旧知の藩士はすぐに、酒井の月代(さかやき)を隠すために髪を落として藁で結び、農民に変装させた。そして酒井が農民と暖を取っていると、やはり農民に変装した二番隊士と出会った。二人で山に登って鶴ヶ城の様子を見たところ、まだ無事であることを確認できた。
その後、人々がきのこ狩りに来た時に使用する小屋で休憩していて、酒井は愛犬クマと出会ったのである。人の流れについてきたか、あるいは犬の本能からして食べ物を求めてきたのかもしれない。いずれにせよ、そこで偶然にもクマと思わぬ再会を果たしたのだった。
酒井はその時のことを『戊辰戦争実歴談』にこう書いている。「余の傍(かたわ)らを過ぐるあり。よく顧みれば、愛犬クマなり。声を上げてその名を呼べば、とどまりて余の面を仰ぎ見るや、疾駆して来たりて飛びつき、歓喜にたえざるの状あり。余もまた帳然として涙なきにあたわず」
酒井は、ここにたどり着くまでのクマの苦労を思い、涙が止まらなかった。我が愛犬よ、よくぞここまで来てくれたと撫でてやった。そして腰につけていた握り飯を与え、一緒にその小屋で眠ったのである。
クマと出会って酒井は生きる力を取り戻す。その後、苦労しながら何とか鶴ヶ城に戻って籠城戦に加わったのである。その間クマはずっと一緒だった。
会津が敗北した後に両親は病没し、酒井は東京で謹慎生活に入る。その後は精米業を営んだ後、明治38年(1905年)に北海道に渡り、昭和7年(1932年)に死去した。生前、白虎隊について語ることはなかった。
酒井の体験やクマとのエピソードが知られるようになったのは、平成5年(1993年)、酒井が書き残した『戊辰戦争実歴談』が仏壇から見つかってからである。この手記が白虎隊記念館に寄贈されたことがきっかけとなって、記念館の横に酒井隊士と愛犬クマの像が建てられた。
そこにはこういう説明書きがある。「戸ノ口原の生存白虎隊隊士二十二人の一人、酒井峰治が、鶴ヶ城に入城するため一人山間を退却中愛犬クマが飯盛山の裏手に出迎えた時の銅像です」
■生き残った隊士たちのその後とは
余談になるが、飯盛山の自決があまりにも有名なので、白虎隊隊士は全員自決したようなイメージがある。しかし、他所にいた白虎隊隊士には生き残ったものも多かった。

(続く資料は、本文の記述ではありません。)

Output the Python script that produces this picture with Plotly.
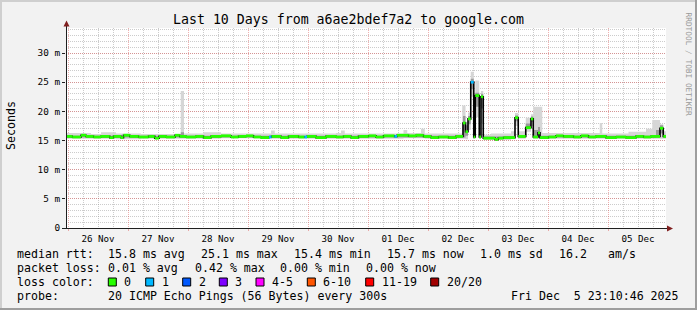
import pandas as pd
import plotly.graph_objects as go

# ---------------- data ----------------
START = pd.Timestamp("2025-11-25 23:10:46")
SPAN_H = 240

# median rtt step segments (start hour offset, ms, loss bucket index)
med_start_h = [0, 2.5, 6, 8, 11, 14, 17.5, 19, 22, 23,
               25.5, 29, 33, 35.5, 37.2, 40, 43.6, 45.5,
               48, 52, 55, 58, 62, 66, 69,
               72, 75, 78, 81.2, 82.2, 86, 89, 93, 95.4, 96.4,
               100, 104, 108, 111, 114, 117,
               121, 124, 127, 131.4, 132.4, 137, 140, 143,
               146, 149, 153, 156, 158.8, 159.8, 160.8, 161.9, 163.1, 163.7, 165.3, 166, 166.9,
               171.6, 172.9, 175, 179.6, 180.9, 183.9, 186, 186.9, 188.8, 189.6,
               193, 196, 199, 203, 206, 209, 212,
               216, 220, 224, 228, 231, 234, 237.6, 238.9]
med_ms = [15.7, 15.6, 15.9, 15.7, 15.6, 15.7, 15.5, 15.7, 15.5, 15.9,
          15.7, 15.6, 15.7, 15.4, 15.7, 15.6, 15.9, 15.7,
          15.6, 15.7, 15.5, 15.7, 15.8, 15.6, 15.7,
          15.8, 15.6, 15.5, 15.6, 15.7, 15.5, 15.7, 15.6, 15.6, 15.7,
          15.5, 15.7, 15.6, 15.7, 15.5, 15.7,
          15.8, 15.6, 15.8, 15.7, 15.9, 15.8, 15.9, 15.7,
          15.5, 15.6, 15.5, 15.7, 18.0, 16.5, 18.7, 25.0, 15.6, 22.7, 15.6, 22.5, 15.4,
          15.2, 15.4, 15.5, 18.9, 15.7, 17.2, 18.7, 15.6, 16.3, 15.5,
          15.6, 15.8, 15.7, 15.6, 15.8, 15.6, 15.7,
          15.5, 15.6, 15.5, 15.7, 15.6, 15.7, 17.1, 15.7]
med_loss = [0, 0, 0, 0, 0, 0, 0, 0, 0, 0,
            0, 0, 0, 0, 0, 0, 0, 0,
            0, 0, 0, 0, 0, 0, 0,
            0, 0, 0, 1, 0, 0, 0, 0, 1, 0,
            0, 0, 0, 0, 0, 0,
            0, 0, 0, 1, 0, 0, 0, 0,
            0, 0, 0, 0, 0, 0, 0, 1, 0, 0, 0, 0, 0,
            0, 0, 0, 0, 0, 0, 0, 0, 0, 0,
            0, 0, 0, 0, 0, 0, 0,
            0, 0, 0, 0, 0, 0, 0, 0]

# outer (light) smoke band
smoke_start_h = [0, 10, 14, 20, 30, 45.9, 47.2, 55, 62, 82, 83.5, 108, 110, 111.5,
                 135, 136.5, 142, 143.5, 158.5, 159.8, 160.8, 161.9, 163.1, 163.7,
                 165.3, 166, 166.9, 170, 178, 179.6, 180.9, 183.9, 186, 186.9, 190.5,
                 213.5, 214.5, 225, 232, 234.5, 237.6, 238.9]
smoke_lo = [15.3, 15.3, 15.3, 15.2, 15.3, 15.3, 15.3, 15.3, 15.4, 15.3, 15.3, 15.3, 15.3, 15.3,
            15.4, 15.4, 15.4, 15.3, 15.3, 15.2, 16.8, 22.5, 15.3, 19.0,
            15.3, 18.0, 15.1, 15.1, 15.2, 17.5, 15.3, 16.5, 17.5, 15.3, 15.3,
            15.3, 15.3, 15.3, 15.3, 15.3, 15.3, 15.3]
smoke_hi = [16.3, 16.1, 16.4, 16.2, 16.1, 23.5, 16.2, 16.4, 16.2, 16.7, 16.2, 16.3, 16.7, 16.2,
            16.8, 16.3, 17.0, 16.2, 21.0, 18.2, 19.8, 26.8, 16.5, 25.3,
            16.5, 23.5, 16.0, 16.2, 16.6, 19.7, 16.6, 18.9, 19.5, 20.8, 16.3,
            18.0, 16.2, 16.5, 17.0, 18.5, 17.8, 16.6]

# inner (dark) smoke band
dark_start_h = [0, 45.9, 47.2, 158.8, 159.8, 160.8, 161.9, 163.1, 163.7, 165.3, 166, 166.9,
                179.6, 180.9, 183.9, 186, 186.9, 188.8, 189.6, 236, 237.6, 238.9]
dark_lo = [15.5, 15.5, 15.5, 15.5, 15.8, 17.8, 23.8, 15.5, 20.8, 15.5, 20.5, 15.5,
           18.3, 15.5, 17.0, 18.2, 15.5, 15.5, 15.5, 15.6, 16.2, 15.5]
dark_hi = [15.8, 16.4, 15.8, 19.2, 17.6, 19.2, 25.6, 15.8, 23.2, 15.8, 23.0, 15.7,
           19.3, 15.8, 17.9, 19.1, 16.8, 17.3, 15.8, 16.8, 17.6, 16.0]

y_tickvals = [0, 5, 10, 15, 20, 25, 30]
y_ticktext = ["0", "5 m", "10 m", "15 m", "20 m", "25 m", "30 m"]

loss_labels = ["0", "1", "2", "3", "4-5", "6-10", "11-19", "20/20"]
loss_colors = ["#26ff00", "#00b8ff", "#0059ff", "#7e00ff", "#ff00ff", "#ff5500", "#ff0000", "#a10000"]

title_text = "Last 10 Days from a6ae2bdef7a2 to google.com"
rtt_texts = ["median rtt:", "15.8 ms avg", "25.1 ms max", "15.4 ms min", "15.7 ms now",
             "1.0 ms sd", "16.2", "am/s"]
loss_texts = ["packet loss:", "0.01 % avg", "0.42 % max", "0.00 % min", "0.00 % now"]
probe_texts = ["probe:", "20 ICMP Echo Pings (56 Bytes) every 300s"]
date_text = "Fri Dec\u00a0\u00a05 23:10:46 2025"

# ---------------- layout constants ----------------
W_FIG, H_FIG = 697, 310
L, T, PW, PH = 66, 28, 600, 200
FONT = "DejaVu Sans Mono"


def px(x):
    return (x - L) / PW


def py(y):
    return (T + PH - y) / PH


def to_time(hours):
    return [START + pd.Timedelta(hours=h) for h in hours]


def step_xy(starts, vals):
    return to_time(list(starts) + [SPAN_H]), list(vals) + [vals[-1]]


fig = go.Figure()

# smoke bands
for st, lo, hi, col in [(smoke_start_h, smoke_lo, smoke_hi, "#d6d6d6"),
                        (dark_start_h, dark_lo, dark_hi, "#9a9a9a")]:
    x, ylo = step_xy(st, lo)
    _, yhi = step_xy(st, hi)
    fig.add_trace(go.Scatter(x=x, y=ylo, mode="lines", line=dict(width=0, shape="hv"),
                             hoverinfo="skip", showlegend=False))
    fig.add_trace(go.Scatter(x=x, y=yhi, mode="lines", line=dict(width=0, shape="hv"),
                             fill="tonexty", fillcolor=col, hoverinfo="skip", showlegend=False))

# black median step line (verticals)
x, y = step_xy(med_start_h, med_ms)
fig.add_trace(go.Scatter(x=x, y=y, mode="lines", line=dict(color="#000000", width=1.6, shape="hv"),
                         hoverinfo="skip", showlegend=False))

# loss-colored horizontal segments
ends = med_start_h[1:] + [SPAN_H]
for b in sorted(set(med_loss)):
    xs, ys = [], []
    for s, e, v, lb in zip(med_start_h, ends, med_ms, med_loss):
        if lb == b:
            xs += to_time([s, e]) + [None]
            ys += [v, v, None]
    fig.add_trace(go.Scatter(x=xs, y=ys, mode="lines", line=dict(color=loss_colors[b], width=2.8),
                             hoverinfo="skip", showlegend=False))

GRID = "rgba(143,143,143,0.45)"
MGRID = "rgba(222,79,79,0.45)"
AXIS = "#1f1f1f"
ARROW = "#801f1f"

fig.update_layout(
    width=W_FIG, height=H_FIG,
    margin=dict(l=L, r=W_FIG - L - PW, t=T, b=H_FIG - T - PH, pad=0),
    paper_bgcolor="#f2f2f2", plot_bgcolor="#ffffff",
    font=dict(family=FONT, color="#000000"),
    xaxis=dict(type="date", range=[START, START + pd.Timedelta(hours=SPAN_H)],
               tick0="2025-11-26", dtick=86400000, tickformat="%d %b", ticklabelmode="period",
               showgrid=True, gridcolor=MGRID, griddash="1px,1px", gridwidth=1,
               ticks="outside", ticklen=2, tickcolor=MGRID, tickfont=dict(size=9.2),
               minor=dict(tick0="2025-11-26", dtick=21600000, showgrid=True, gridcolor=GRID,
                          griddash="1px,1px", gridwidth=1),
               showline=False, zeroline=False, fixedrange=True),
    yaxis=dict(range=[0, PH / (175 / 30)], tickvals=y_tickvals, ticktext=y_ticktext,
               showgrid=True, gridcolor=MGRID, griddash="1px,1px", gridwidth=1,
               ticks="outside", ticklen=3, tickcolor=AXIS, tickfont=dict(size=9.4),
               minor=dict(dtick=1, showgrid=True, gridcolor=GRID, griddash="1px,1px", gridwidth=1),
               showline=False, zeroline=False, fixedrange=True),
)

shapes = []
# frame (3D bevel)
shapes += [
    dict(type="rect", xref="paper", yref="paper", x0=px(0), x1=px(W_FIG), y0=py(0), y1=py(2),
         fillcolor="#cfcfcf", line=dict(width=0), layer="above"),
    dict(type="rect", xref="paper", yref="paper", x0=px(0), x1=px(2), y0=py(0), y1=py(H_FIG),
         fillcolor="#cfcfcf", line=dict(width=0), layer="above"),
    dict(type="rect", xref="paper", yref="paper", x0=px(0), x1=px(W_FIG), y0=py(H_FIG - 2), y1=py(H_FIG),
         fillcolor="#9e9e9e", line=dict(width=0), layer="above"),
    dict(type="rect", xref="paper", yref="paper", x0=px(W_FIG - 2), x1=px(W_FIG), y0=py(0), y1=py(H_FIG),
         fillcolor="#9e9e9e", line=dict(width=0), layer="above"),
]
# axes lines
shapes += [
    dict(type="line", xref="paper", yref="paper", x0=px(66.5), x1=px(66.5), y0=py(228), y1=py(24),
         line=dict(color=AXIS, width=1), layer="above"),
    dict(type="line", xref="paper", yref="paper", x0=px(63), x1=px(670), y0=py(228.5), y1=py(228.5),
         line=dict(color=AXIS, width=1), layer="above"),
]


def path(pts):
    return "M " + " L ".join(f"{px(a)},{py(b)}" for a, b in pts) + " Z"


shapes += [
    dict(type="path", xref="paper", yref="paper", path=path([(66.5, 20.5), (63.5, 26.5), (69.5, 26.5)]),
         fillcolor=ARROW, line=dict(width=0), layer="above"),
    dict(type="path", xref="paper", yref="paper", path=path([(673, 228.5), (667, 225.5), (667, 231.5)]),
         fillcolor=ARROW, line=dict(width=0), layer="above"),
]

# loss color boxes
box_x = [108.3, 145.7, 182.7, 219.3, 256, 307.3, 365.7, 430.7]
for bx, col in zip(box_x, loss_colors):
    shapes.append(dict(type="rect", xref="paper", yref="paper", x0=px(bx), x1=px(bx + 8),
                       y0=py(278), y1=py(286), fillcolor=col, line=dict(color="#000000", width=1),
                       layer="above"))
fig.update_layout(shapes=shapes)

ann = []


def text(x, y, s, size=11.6, xanchor="left", color="#000000", angle=0):
    ann.append(dict(x=px(x), y=py(y), xref="paper", yref="paper", text=s, showarrow=False,
                    xanchor=xanchor, yanchor="middle", textangle=angle, borderpad=0,
                    font=dict(family=FONT, size=size, color=color)))


text(348, 19, title_text, size=13.25, xanchor="center")
text(11, 126, "Seconds", size=11.6, xanchor="center", angle=-90)
text(688.5, 64, "RRDTOOL / TOBI OETIKER", size=7.8, xanchor="center", color="#999999", angle=90)

row_y = [254, 268, 282, 296]
for s, x in zip(rtt_texts, [16, 107.3, 200, 293.3, 386, 479.3, 558.3, 607.3]):
    text(x, row_y[0], s)
for s, x in zip(loss_texts, [16, 107.3, 193.7, 279.3, 365]):
    text(x, row_y[1], s)
text(16, row_y[2], "loss color:")
for bx, lab in zip(box_x, loss_labels):
    text(bx + 15, row_y[2], lab)
for s, x in zip(probe_texts, [16, 107.3]):
    text(x, row_y[3], s)
text(680, row_y[3], date_text, xanchor="right")

fig.update_layout(annotations=ann)
fig.write_html("out.html")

その一人に柴四郎がいる。東京での謹慎生活の後に参加した西南戦争で、熊本鎮台司令官・谷干城に見出され、岩崎家の援助でアメリカにも留学した。以後は小説を書き、大阪毎日新聞初代主筆を務めた後、衆議院議員を10期務めた。
その弟が柴五朗である。元会津藩士の子は官界での出世が難しかったため、陸軍幼年学校から士官学校に進み、明治33年(1900年)、清国駐在中に義和団の乱が起こる。柴四郎率いる日本は6カ国連合軍の一員として対応し、その軍規の良さを讃えられた。
その柴四朗が残した遺書が『ある明治人の記録 会津人柴五郎の遺書』(中公新書)である。そこで描かれる鶴ヶ城落城時の様子は、涙なくして読めない。官軍が迫っていることを知った家族は、幼かった柴が生き残れるよう、山で暮らす親戚の家に栗拾いに行かせたのである。
何も知らない柴は喜んで出発し、それを母、姉、妹、祖母などが総出で見送った。そして全員自害したのである。笑顔で見送った女性たちの覚悟を見抜けなかった幼い日の自分を、柴は終生責め続けた。
そして昭和20年(1945年)9月、太平洋戦争敗戦の報に接して自決を図り、それが原因で3ヶ月後に死去している。『ある明治人の記録 会津人柴五郎の遺書』は 、柴が母や妹たちの墓前で読むために記し、死後に昭和の新聞人・石光真人によって出版された。
会津戦争は、そして明治維新は、関わった人間たちの運命を大きく狂わせた。歴史の底流には、そういう多くの人々の喜びと悲しみが流れている。生死をさまよう中で愛犬と出会った若き日の出来事は、酒井にとって終生の思い出だったに違いない。

白虎隊の所属した少年たちのうち、戦死や自刃をしなかった隊士約290人が明治以降の日本で生き抜いている。